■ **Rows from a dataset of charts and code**
┄┄┄┄┄┄┄┄┄┄
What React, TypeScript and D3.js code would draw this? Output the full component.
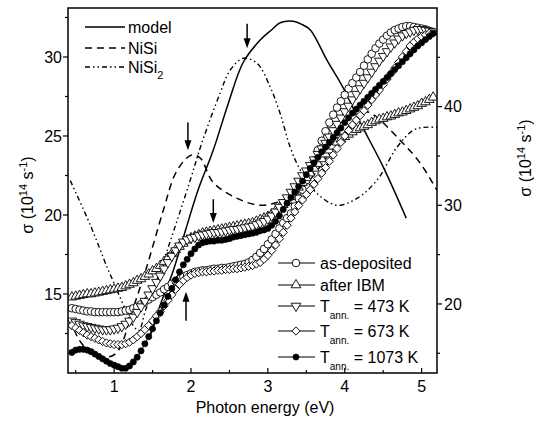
import React from 'react';
import * as d3 from 'd3';

// ---------- data ----------
const ENERGY = [0.45,0.5,0.55,0.6,0.65,0.7,0.75,0.8,0.85,0.9,
0.95,1.0,1.05,1.1,1.15,1.2,1.25,1.3,1.35,1.4,
1.45,1.5,1.55,1.6,1.65,1.7,1.75,1.8,1.85,1.9,
1.95,2.0,2.05,2.1,2.15,2.2,2.25,2.3,2.35,2.4,
2.45,2.5,2.55,2.6,2.65,2.7,2.75,2.8,2.85,2.9,
2.95,3.0,3.05,3.1,3.15,3.2,3.25,3.3,3.35,3.4,
3.45,3.5,3.55,3.6,3.65,3.7,3.75,3.8,3.85,3.9,
3.95,4.0,4.05,4.1,4.15,4.2,4.25,4.3,4.35,4.4,
4.45,4.5,4.55,4.6,4.65,4.7,4.75,4.8,4.85,4.9,
4.95,5.0,5.05,5.1,5.15];

const AS_DEPOSITED = [14.1,14.05,14.0,13.95,13.9,13.9,13.85,13.85,13.85,13.85,
13.85,13.85,13.85,13.9,13.95,14.0,14.1,14.2,14.35,14.5,
14.65,14.8,14.95,15.1,15.3,15.45,15.65,15.8,15.95,16.1,
16.2,16.3,16.4,16.45,16.5,16.5,16.55,16.6,16.6,16.65,
16.65,16.7,16.75,16.8,16.85,16.9,17.0,17.15,17.35,17.6,
17.85,18.15,18.45,18.8,19.15,19.5,19.8,20.1,20.55,21.05,
21.6,22.2,22.8,23.45,24.1,24.7,25.3,25.85,26.35,26.8,
27.2,27.6,28.0,28.35,28.7,29.05,29.45,29.85,30.2,30.55,
30.85,31.1,31.35,31.55,31.7,31.8,31.9,31.95,31.95,31.9,
31.85,31.8,31.75,31.65,31.55];

const AFTER_IBM = [14.8,14.85,14.9,14.95,15.0,15.0,15.05,15.1,15.15,15.2,
15.25,15.3,15.35,15.4,15.5,15.6,15.7,15.85,15.95,16.1,
16.25,16.45,16.6,16.8,17.05,17.3,17.55,17.8,18.0,18.2,
18.4,18.55,18.65,18.75,18.85,18.9,18.95,19.0,19.05,19.1,
19.15,19.2,19.25,19.3,19.35,19.4,19.45,19.5,19.6,19.7,
19.8,19.9,20.05,20.25,20.45,20.65,20.9,21.15,21.45,21.75,
22.05,22.35,22.65,22.95,23.25,23.55,23.85,24.1,24.35,24.6,
24.8,24.95,25.1,25.25,25.4,25.5,25.6,25.7,25.85,25.95,
26.05,26.1,26.2,26.25,26.35,26.45,26.5,26.6,26.7,26.8,
26.9,27.05,27.15,27.3,27.45];

const T473 = [13.3,13.2,13.1,13.0,12.95,12.9,12.85,12.8,12.75,12.75,
12.75,12.8,12.85,12.95,13.1,13.3,13.55,13.85,14.2,14.55,
14.95,15.35,15.75,16.15,16.6,17.0,17.4,17.75,18.05,18.3,
18.45,18.55,18.6,18.7,18.75,18.8,18.85,18.9,18.9,18.95,
19.0,19.05,19.1,19.1,19.15,19.2,19.25,19.3,19.4,19.5,
19.6,19.75,19.95,20.2,20.5,20.8,21.1,21.45,21.8,22.15,
22.5,22.8,23.15,23.5,23.85,24.2,24.55,24.95,25.35,25.75,
26.15,26.55,26.9,27.3,27.65,28.0,28.35,28.7,29.05,29.4,
29.75,30.05,30.35,30.65,30.9,31.15,31.35,31.5,31.6,31.7,
31.75,31.75,31.7,31.65,31.6];

const T673 = [13.0,12.85,12.7,12.55,12.4,12.3,12.2,12.1,12.0,11.9,
11.85,11.8,11.8,11.8,11.85,11.95,12.1,12.3,12.5,12.75,
13.0,13.3,13.6,13.9,14.25,14.6,14.95,15.3,15.6,15.85,
16.05,16.2,16.3,16.35,16.4,16.4,16.45,16.45,16.5,16.5,
16.55,16.55,16.6,16.6,16.65,16.7,16.75,16.8,16.9,17.0,
17.2,17.45,17.75,18.1,18.5,18.9,19.35,19.8,20.2,20.6,
20.95,21.3,21.6,21.95,22.3,22.65,23.0,23.4,23.8,24.2,
24.6,25.0,25.35,25.7,26.0,26.3,26.6,26.95,27.3,27.6,
27.9,28.25,28.6,28.95,29.3,29.65,30.0,30.35,30.7,30.95,
31.15,31.3,31.4,31.5,31.55];

const T1073 = [11.3,11.45,11.5,11.5,11.45,11.35,11.2,11.05,10.9,10.75,
10.6,10.5,10.4,10.3,10.3,10.45,10.7,11.0,11.4,11.85,
12.3,12.8,13.3,13.8,14.3,14.85,15.35,15.9,16.4,16.85,
17.2,17.55,17.85,18.1,18.25,18.3,18.35,18.35,18.4,18.4,
18.45,18.5,18.6,18.65,18.7,18.75,18.8,18.85,18.9,19.0,
19.05,19.15,19.35,19.6,19.95,20.35,20.75,21.1,21.45,21.8,
22.15,22.55,22.95,23.3,23.65,24.0,24.3,24.6,24.9,25.2,
25.5,25.85,26.15,26.45,26.7,26.95,27.2,27.45,27.7,27.95,
28.2,28.45,28.7,28.95,29.2,29.45,29.7,29.95,30.2,30.45,
30.7,30.9,31.1,31.3,31.5];

// theoretical curves (right axis)
const MODEL_E = [1.47,1.60,1.77,1.93,2.09,2.29,2.48,2.68,2.90,3.05,3.16,3.33,3.45,3.55,3.77,3.98,4.20,4.50,4.80];
const MODEL_V = [16.75,19.9,23.4,27.5,31.5,35.6,40.2,44.5,46.75,47.8,48.5,48.65,48.3,47.8,44.7,41.9,38.4,33.9,28.7];

const NISI_E = [0.43,0.53,0.69,0.86,0.99,1.08,1.24,1.41,1.64,1.79,1.92,2.01,2.12,2.29,2.60,2.90,3.12,3.33,3.55,3.81,4.01,4.18,4.30,4.42,4.72,4.98,5.20];
const NISI_V = [18.55,16.55,15.1,14.6,14.8,15.6,19.4,23.4,29.5,33.1,34.6,35.1,34.8,32.3,30.7,30.0,30.3,31.0,32.6,35.4,37.6,39.1,39.45,38.9,36.6,34.3,31.5];

const NISI2_E = [0.43,0.69,0.91,1.01,1.12,1.24,1.32,1.41,1.60,1.80,1.99,2.14,2.38,2.51,2.68,2.86,3.03,3.16,3.29,3.42,3.64,3.90,4.16,4.42,4.68,4.89,5.02,5.20];
const NISI2_V = [32.5,28.0,23.7,21.9,19.9,17.9,17.3,19.4,23.4,28.0,32.55,36.3,41.4,43.7,44.9,44.4,42.0,39.3,35.9,33.6,31.2,30.0,30.7,32.55,35.9,37.6,37.9,37.9];

// annotation arrows: energy, start value, end value (left axis)
const ARROW_E = [2.73, 1.96, 2.29, 1.935];
const ARROW_FROM = [32.1, 25.85, 21.0, 13.3];
const ARROW_TO = [30.55, 24.1, 19.5, 15.15];

// ticks
const X_TICKS = [1, 2, 3, 4, 5];
const X_MINOR = [0.5, 1.5, 2.5, 3.5, 4.5];
const L_TICKS = [15, 20, 25, 30];
const L_MINOR = [12.5, 17.5, 22.5, 27.5, 32.5];
const R_TICKS = [20, 30, 40];
const R_MINOR = [15, 25, 35, 45];

const FONT = 'Liberation Sans, Arial, Helvetica, sans-serif';

type Sym = 'circle' | 'up' | 'down' | 'diamond' | 'filled';

const SERIES: { key: string; values: number[]; sym: Sym; label: string; temp?: string }[] = [
  { key: 'asdep', values: AS_DEPOSITED, sym: 'circle', label: 'as-deposited' },
  { key: 'ibm', values: AFTER_IBM, sym: 'up', label: 'after IBM' },
  { key: 't473', values: T473, sym: 'down', label: 'T', temp: ' = 473 K' },
  { key: 't673', values: T673, sym: 'diamond', label: 'T', temp: ' = 673 K' },
  { key: 't1073', values: T1073, sym: 'filled', label: 'T', temp: ' = 1073 K' },
];

const triPath = d3.symbol(d3.symbolTriangle, 40)() as string;
const sqPath = d3.symbol(d3.symbolSquare, 34)() as string;

function Marker({ sym, cx, cy }: { sym: Sym; cx: number; cy: number }) {
  const common = { stroke: '#000', strokeWidth: 0.9 };
  switch (sym) {
    case 'circle':
      return <circle cx={cx} cy={cy} r={3.8} fill="#fff" {...common} />;
    case 'filled':
      return <circle cx={cx} cy={cy} r={3.1} fill="#000" stroke="#000" strokeWidth={0.6} />;
    case 'up':
      return <path d={triPath} transform={`translate(${cx},${cy})`} fill="#fff" {...common} />;
    case 'down':
      return <path d={triPath} transform={`translate(${cx},${cy}) rotate(180)`} fill="#fff" {...common} />;
    case 'diamond':
      return <path d={sqPath} transform={`translate(${cx},${cy}) rotate(45)`} fill="#fff" {...common} />;
  }
  return null;
}

export default function App() {
  const L = 68, R = 437, T = 8, B = 373;
  const x = d3.scaleLinear().domain([0.4, 5.2]).range([L, R]);
  const yL = d3.scaleLinear().domain([10, 33.1]).range([B, T]);
  const yR = d3.scaleLinear().domain([13, 50]).range([B, T]);

  const theoryLine = (es: number[], vs: number[]) =>
    d3.line<number>()
      .x((_, i) => x(es[i]))
      .y((v) => yR(v))
      .curve(d3.curveCatmullRom.alpha(0.5))(vs) as string;

  const dataLine = (vs: number[]) =>
    d3.line<number>().x((_, i) => x(ENERGY[i])).y((v) => yL(v))(vs) as string;

  const legendRowsY = [263, 285, 306, 331, 357];

  return (
    <svg width={534} height={423} style={{ position: 'absolute', left: 0, top: 0, background: '#fff' }}
      fontFamily={FONT}>
      <defs>
        <clipPath id="plot"><rect x={L} y={T} width={R - L} height={B - T} /></clipPath>
      </defs>
      <rect x={0} y={0} width={534} height={423} fill="#fff" />

      {/* theoretical curves */}
      <g clipPath="url(#plot)" fill="none" stroke="#000">
        <path d={theoryLine(MODEL_E, MODEL_V)} strokeWidth={1.5} />
        <path d={theoryLine(NISI_E, NISI_V)} strokeWidth={1.5} strokeDasharray="7,5" />
        <path d={theoryLine(NISI2_E, NISI2_V)} strokeWidth={1.4} strokeDasharray="5,3,1.5,3,1.5,3" />
      </g>

      {/* experimental series */}
      <g clipPath="url(#plot)">
        {SERIES.map((s) => (
          <g key={s.key}>
            <path d={dataLine(s.values)} fill="none" stroke="#000" strokeWidth={1} />
            {s.values.map((v, i) => (
              <Marker key={i} sym={s.sym} cx={x(ENERGY[i])} cy={yL(v)} />
            ))}
          </g>
        ))}
      </g>

      {/* arrows */}
      {ARROW_E.map((e, i) => {
        const ax = x(e);
        const y0 = yL(ARROW_FROM[i]);
        const y1 = yL(ARROW_TO[i]);
        const dir = y1 > y0 ? 1 : -1;
        const headLen = 10, headW = 3.5;
        return (
          <g key={i}>
            <line x1={ax} y1={y0} x2={ax} y2={y1 - dir * headLen + dir * 1} stroke="#000" strokeWidth={1.5} />
            <path d={`M${ax},${y1} L${ax - headW},${y1 - dir * headLen} L${ax + headW},${y1 - dir * headLen} Z`} fill="#000" />
          </g>
        );
      })}

      {/* frame */}
      <rect x={L} y={T} width={R - L} height={B - T} fill="none" stroke="#000" strokeWidth={1.5} />

      {/* bottom axis (ticks inward) */}
      {X_TICKS.map((t) => (
        <g key={'x' + t}>
          <line x1={x(t)} x2={x(t)} y1={B} y2={B - 5} stroke="#000" strokeWidth={1.2} />
          <text x={x(t)} y={392} fontSize={16} textAnchor="middle">{t}</text>
        </g>
      ))}
      {X_MINOR.map((t) => (
        <line key={'xm' + t} x1={x(t)} x2={x(t)} y1={B} y2={B - 3} stroke="#000" strokeWidth={1.2} />
      ))}

      {/* left axis (ticks outward) */}
      {L_TICKS.map((t) => (
        <g key={'l' + t}>
          <line x1={L} x2={L - 5} y1={yL(t)} y2={yL(t)} stroke="#000" strokeWidth={1.2} />
          <text x={62} y={yL(t) + 5.8} fontSize={16} textAnchor="end">{t}</text>
        </g>
      ))}
      {L_MINOR.map((t) => (
        <line key={'lm' + t} x1={L} x2={L - 3} y1={yL(t)} y2={yL(t)} stroke="#000" strokeWidth={1.2} />
      ))}

      {/* right axis (ticks outward) */}
      {R_TICKS.map((t) => (
        <g key={'r' + t}>
          <line x1={R} x2={R + 5} y1={yR(t)} y2={yR(t)} stroke="#000" strokeWidth={1.2} />
          <text x={444} y={yR(t) + 5.8} fontSize={16} textAnchor="start">{t}</text>
        </g>
      ))}
      {R_MINOR.map((t) => (
        <line key={'rm' + t} x1={R} x2={R + 3} y1={yR(t)} y2={yR(t)} stroke="#000" strokeWidth={1.2} />
      ))}

      {/* axis titles */}
      <text x={265} y={413} fontSize={16} textAnchor="middle">Photon energy (eV)</text>
      <text transform="translate(33,195) rotate(-90)" fontSize={16} textAnchor="middle">
        σ (10<tspan dy={-6} fontSize={11}>14</tspan><tspan dy={6}> s</tspan><tspan dy={-6} fontSize={11}>-1</tspan><tspan dy={6}>)</tspan>
      </text>
      <text transform="translate(531,158) rotate(-90)" fontSize={16} textAnchor="middle">
        σ (10<tspan dy={-6} fontSize={11}>14</tspan><tspan dy={6}> s</tspan><tspan dy={-6} fontSize={11}>-1</tspan><tspan dy={6}>)</tspan>
      </text>

      {/* top-left legend */}
      <g stroke="#000" fill="none">
        <line x1={85} x2={125} y1={27} y2={27} strokeWidth={1.5} />
        <line x1={85} x2={125} y1={48} y2={48} strokeWidth={1.5} strokeDasharray="7,5" />
        <line x1={85} x2={125} y1={67} y2={67} strokeWidth={1.4} strokeDasharray="5,3,1.5,3,1.5,3" />
      </g>
      <text x={128} y={33} fontSize={16}>model</text>
      <text x={128} y={54} fontSize={16}>NiSi</text>
      <text x={128} y={73} fontSize={16}>NiSi<tspan dy={6} fontSize={11}>2</tspan></text>

      {/* bottom-right legend */}
      {SERIES.map((s, i) => {
        const ly = legendRowsY[i];
        return (
          <g key={'lg' + s.key}>
            <line x1={278} x2={315} y1={ly} y2={ly} stroke="#000" strokeWidth={1.2} />
            <Marker sym={s.sym} cx={296} cy={ly} />
            {s.temp ? (
              <text x={320} y={ly + 6} fontSize={16}>
                T<tspan dy={7} fontSize={10}>ann.</tspan><tspan dy={-7}>{s.temp}</tspan>
              </text>
            ) : (
              <text x={320} y={ly + 6} fontSize={16}>{s.label}</text>
            )}
          </g>
        );
      })}
    </svg>
  );
}
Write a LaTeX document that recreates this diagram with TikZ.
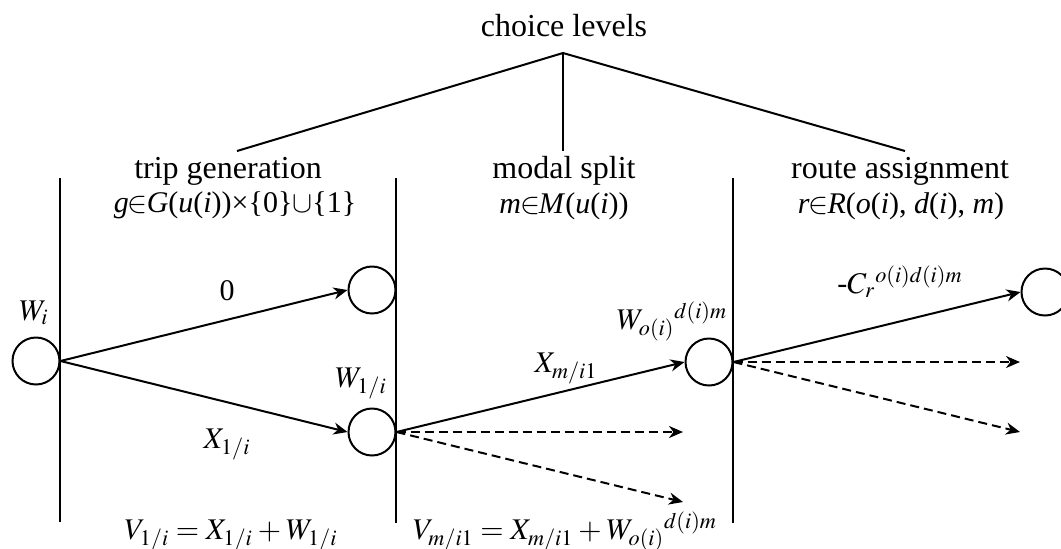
\documentclass[tikz,border=0pt]{standalone}
\usepackage{mathptmx}
\usepackage[no-math]{fontspec}
\setmainfont{Liberation Serif}
\usetikzlibrary{arrows.meta}
\newcommand{\iv}[1]{\textit{#1}}
\begin{document}
\thickmuskip=4mu
\medmuskip=3mu
\begin{tikzpicture}[x=0.5pt,y=-0.5pt, line width=1pt,
  every node/.style={font=\fontsize{15}{18}\selectfont},
  state/.style={circle,draw,line width=1pt,minimum size=23.5pt,inner sep=0pt},
  lbl/.style={anchor=base,inner sep=0pt},
  head/.style={lbl,font=\fontsize{16}{19}\selectfont},
  arr/.style={-{Stealth[length=7pt,width=6pt,inset=2.2pt]}},
  dsh/.style={arr,dash pattern=on 4.5pt off 2.5pt}]
\useasboundingbox (0,0) rectangle (1061,548);

% choice tree
\coordinate (apex) at (563,53);
\coordinate (t1) at (237,151);
\coordinate (t2) at (563,151);
\coordinate (t3) at (905,151);
\draw (apex) -- (t1);
\draw (apex) -- (t2);
\draw (apex) -- (t3);
\node[head] (cl) at (564,36) {choice levels};

% level headers
\node[head] (tg) at (228,178) {trip generation};
\node[lbl] (tgs) at (235,212) {\iv{g}\kern-0.5pt$\in$\kern-0.5pt\iv{G}(\iv{u}(\iv{i}))×\{0\}$\cup$\{1\}};
\node[head] (ms) at (564,178) {modal split};
\node[lbl] (mss) at (564,213) {\iv{m}\kern-0.5pt$\in$\kern-0.5pt\iv{M}(\iv{u}(\iv{i}))};
\node[head] (ra) at (900,178) {route assignment};
\node[lbl] (ras) at (901,213) {\iv{r}\kern-0.5pt$\in$\kern-0.5pt\iv{R}(\iv{o}(\iv{i}), \iv{d}(\iv{i}), \iv{m})};

% vertical separators
\coordinate (v1t) at (60,178);  \coordinate (v1b) at (60,522);
\coordinate (v2t) at (396,178); \coordinate (v2b) at (396,523);
\coordinate (v3t) at (733,178); \coordinate (v3b) at (733,523);
\draw (v1t) -- (v1b);
\draw (v2t) -- (v2b);
\draw (v3t) -- (v3b);

% states
\node[state] (wi) at (36,361) {};
\node[state] (a) at (372,290) {};
\node[state] (b) at (372,432) {};
\node[state] (c) at (709,362) {};
\node[state] (d) at (1045,292) {};

% free ends of dashed arrows
\coordinate (e1) at (683,432);
\coordinate (e2) at (683,502);
\coordinate (e3) at (1020,362);
\coordinate (e4) at (1020,432);

% connectors
\draw[arr] (wi.east) -- (a.west);
\draw[arr] (wi.east) -- (b.west);
\draw[arr] (b.east) -- (c.west);
\draw[dsh] (b.east) -- (e1);
\draw[dsh] (b.east) -- (e2);
\draw[arr] (c.east) -- (d.west);
\draw[dsh] (c.east) -- (e3);
\draw[dsh] (c.east) -- (e4);

% labels
\node[lbl] (lwi) at (34,320) {$W_i$};
\node[lbl] (l0) at (227,300) {0};
\node[lbl] (lx1) at (227,448) {$X_{1/i}$};
\node[lbl] (lw1) at (361,387) {$W_{1/i}$};
\node[lbl] (lxm) at (566,372) {$X_{m/i1}$};
\node[lbl] (lwo) at (672,329) {$W_{o(i)}{}^{d(i)m}$};
\node[lbl] (lc) at (900,293) {-$C_r{}^{o(i)d(i)m}$};
\node[lbl] (lv1) at (231,539) {$V_{1/i} = X_{1/i} + W_{1/i}$};
\node[lbl] (lvm) at (565,539) {$V_{m/i1} = X_{m/i1} + W_{o(i)}{}^{d(i)m}$};
\end{tikzpicture}
\end{document}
┄┄┄┄┄┄┄┄┄┄
Transcribe exactly, please, the lines between the start of the records above and the line holding "4.95,5.0,5.05,5.1,5.15];", counting both of those lines and omitting pictures.

■ **SOLVED PROBLEM**
What React, TypeScript and D3.js code would draw this? Output the full component.
import React from 'react';
import * as d3 from 'd3';

// ---------- data ----------
const ENERGY = [0.45,0.5,0.55,0.6,0.65,0.7,0.75,0.8,0.85,0.9,
0.95,1.0,1.05,1.1,1.15,1.2,1.25,1.3,1.35,1.4,
1.45,1.5,1.55,1.6,1.65,1.7,1.75,1.8,1.85,1.9,
1.95,2.0,2.05,2.1,2.15,2.2,2.25,2.3,2.35,2.4,
2.45,2.5,2.55,2.6,2.65,2.7,2.75,2.8,2.85,2.9,
2.95,3.0,3.05,3.1,3.15,3.2,3.25,3.3,3.35,3.4,
3.45,3.5,3.55,3.6,3.65,3.7,3.75,3.8,3.85,3.9,
3.95,4.0,4.05,4.1,4.15,4.2,4.25,4.3,4.35,4.4,
4.45,4.5,4.55,4.6,4.65,4.7,4.75,4.8,4.85,4.9,
4.95,5.0,5.05,5.1,5.15];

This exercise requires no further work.